Longtime San Franciscans report that tech money has laid siege to their onetime hippie haven, driving up housing costs and flooding the city with the trappings of excess, such as a variety of vendors of artisanal ice cream in a variety of pricey and exotic flavors such as foie gras, candy cap mushroom, and Mizuba matcha green tea.
Yet, while venture capitalists flood San Francisco, every worker—say, the people working those ice cream scoops—earns a minimum wage of $12.25 today, will see a raise to $13 next summer, and come July 1, 2018, will earn the gold-standard wage of $15. That’s thanks to the city’s voters, who passed Proposition J during the 2014 elections.
In its years-long implementation, Seattle will beat San Francisco to the full $15 wage—the top wage takes effect in 2017. Seattle’s airport community, SeaTac, has become the first jurisdiction in the country to not just pass the $15 wage but implement it.
What may be the biggest win for the new minimum wage is that it will never stagnate again. Legislation in both cities ties the minimum wage to the consumer price index and promises an annual reevaluation to raise the wage.
“Every single time the minimum wage loses its value, we have to go back to the legislature to fight for another increase, and it’s a tremendous amount of resources to do that,” Tung said. Indexing these increases to the economic factors that can be mathematically proved is much more efficient, so wages go up automatically, she added.

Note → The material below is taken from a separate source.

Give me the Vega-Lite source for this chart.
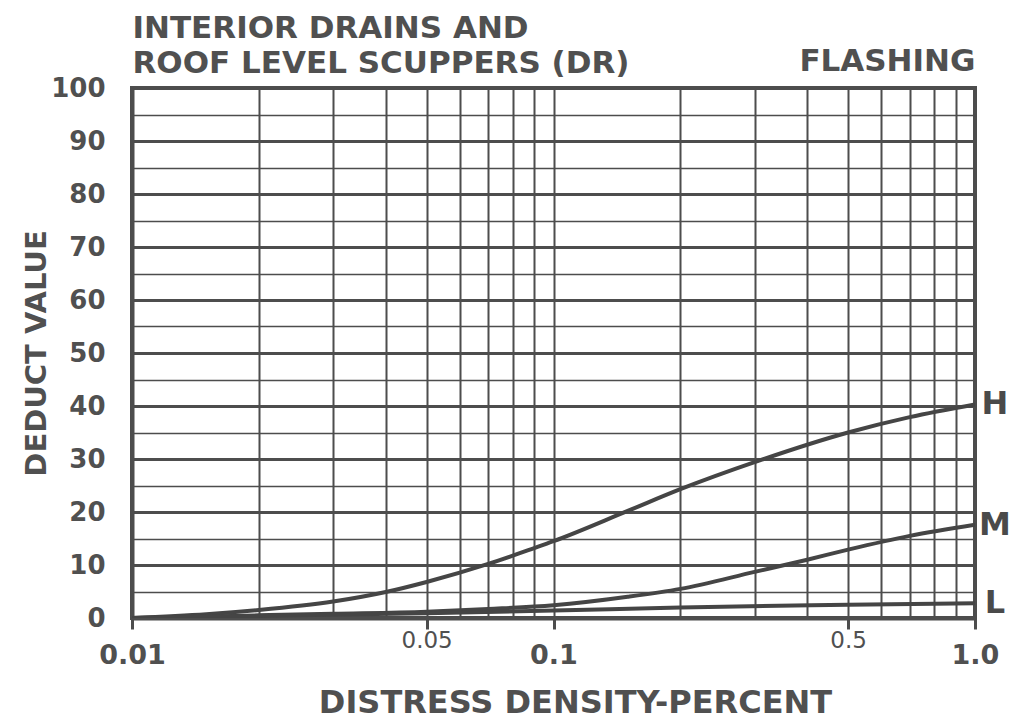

If workers don’t have to take to the streets and expend political capital just to keep pace with the cost of living, advocates say that means they can push for more than just a basic wage. Maybe even a raise or sick leave or paid vacation. Maybe even schedules that make sense for their families.

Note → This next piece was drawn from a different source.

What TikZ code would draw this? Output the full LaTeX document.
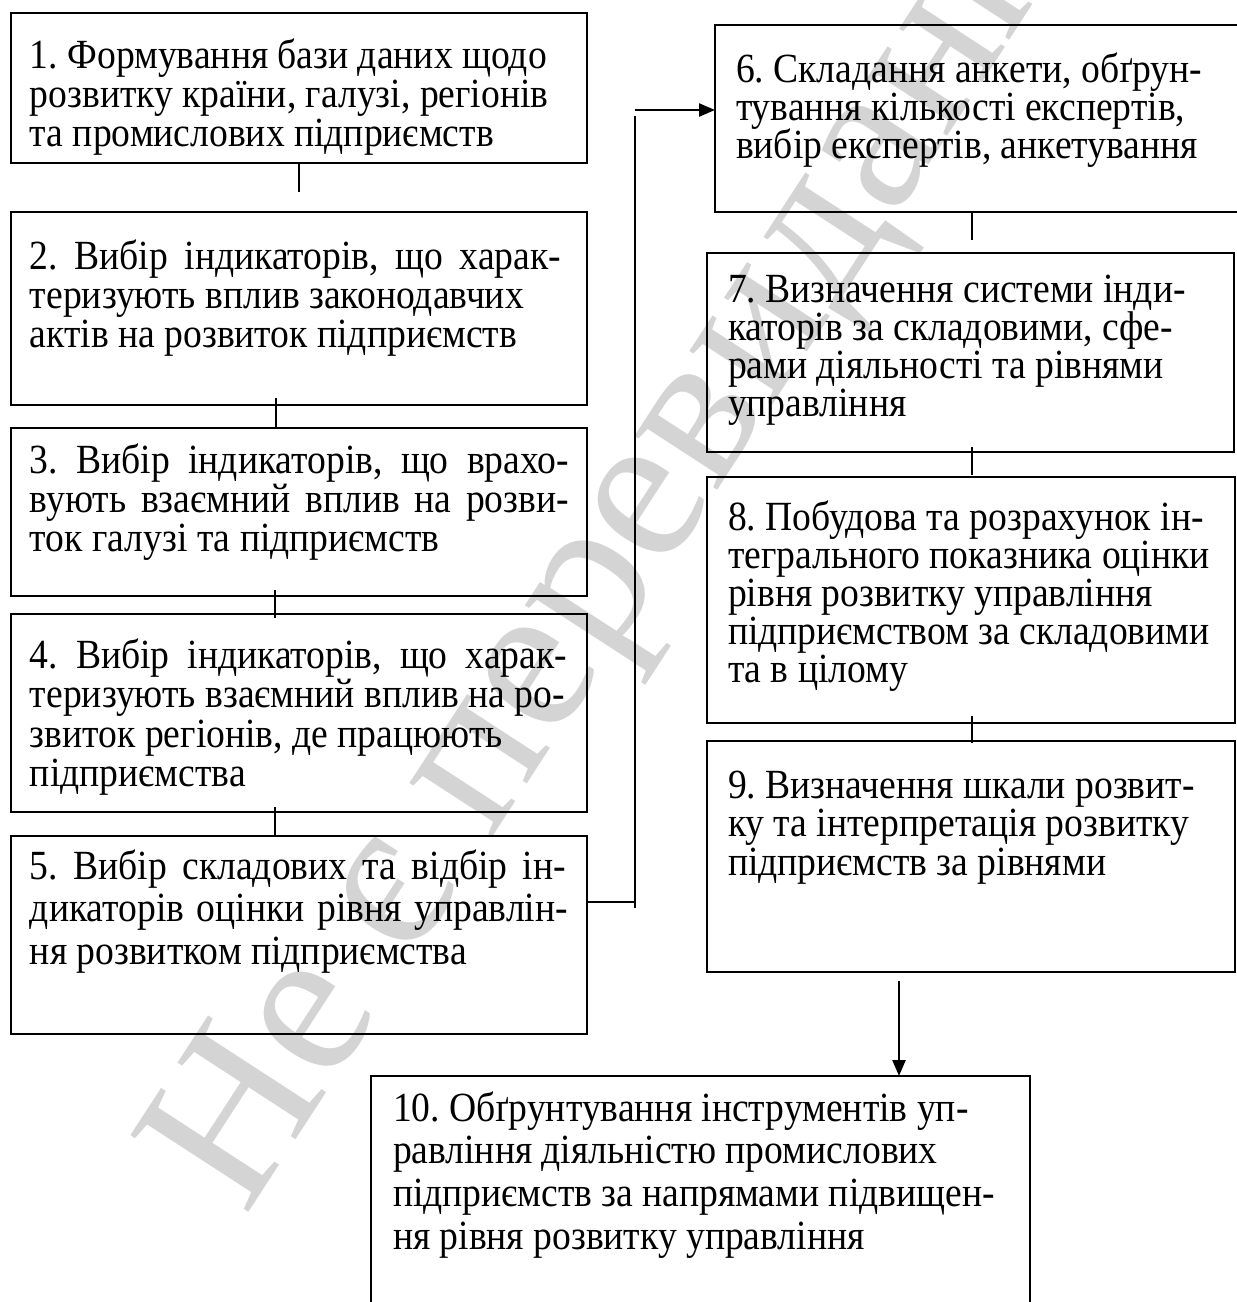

For the rest of the country, winning an increased wage now—be it $12 or $15 or whatever a locality may be pushing for—would be meaningless in a few years’ time without indexing of some form being written into laws, guaranteeing future wage increases. Future raises to the minimum wage can be tied to the consumer price index, as in Seattle and San Francisco, or another broad economic measure, such as the median income. That way, the wage keeps pace with inflation—which isn’t high now but persistently erodes the purchasing power of all workers over time.
In addition to Clinton’s announcement that she backs a $12 minimum wage, two pieces of legislation seek to raise the federal minimum wage. One bill from the Democrats would incrementally raise the federal wage until it reaches $12 in 2020 and would tie the minimum wage to median wages for future increases.
The other bill comes from presidential hopeful Sen. Bernie Sanders and would raise the wage to $15—which taps into the current popular sentiment and the push from labor for a bigger lift. Sanders’ bill would also link the minimum wage to a buoy to make sure it doesn’t sink below a livable wage again—but his bill ties the wage to the consumer price index, which means the wage would rise at the rate of inflation.
As 2015 comes to a close, labor advocates are making it known that any candidate who intends to campaign on wages will have the attention of an important voting bloc. Ahead of a November fast-food strike, the Fight for $15 campaign put out a press release to declare that 46 percent of the workforce—roughly 64 million Americans—is paid less than the gold-standard wage, and those voters intend to back candidates who believe in economic and social justice.
“The Fight for $15 has shown it can influence the politics around wages and the economy,” Neera Tanden, president of the Center for American Progress, said in a statement. “This movement is creating a new voting bloc that frankly has too often been ignored by the political process.”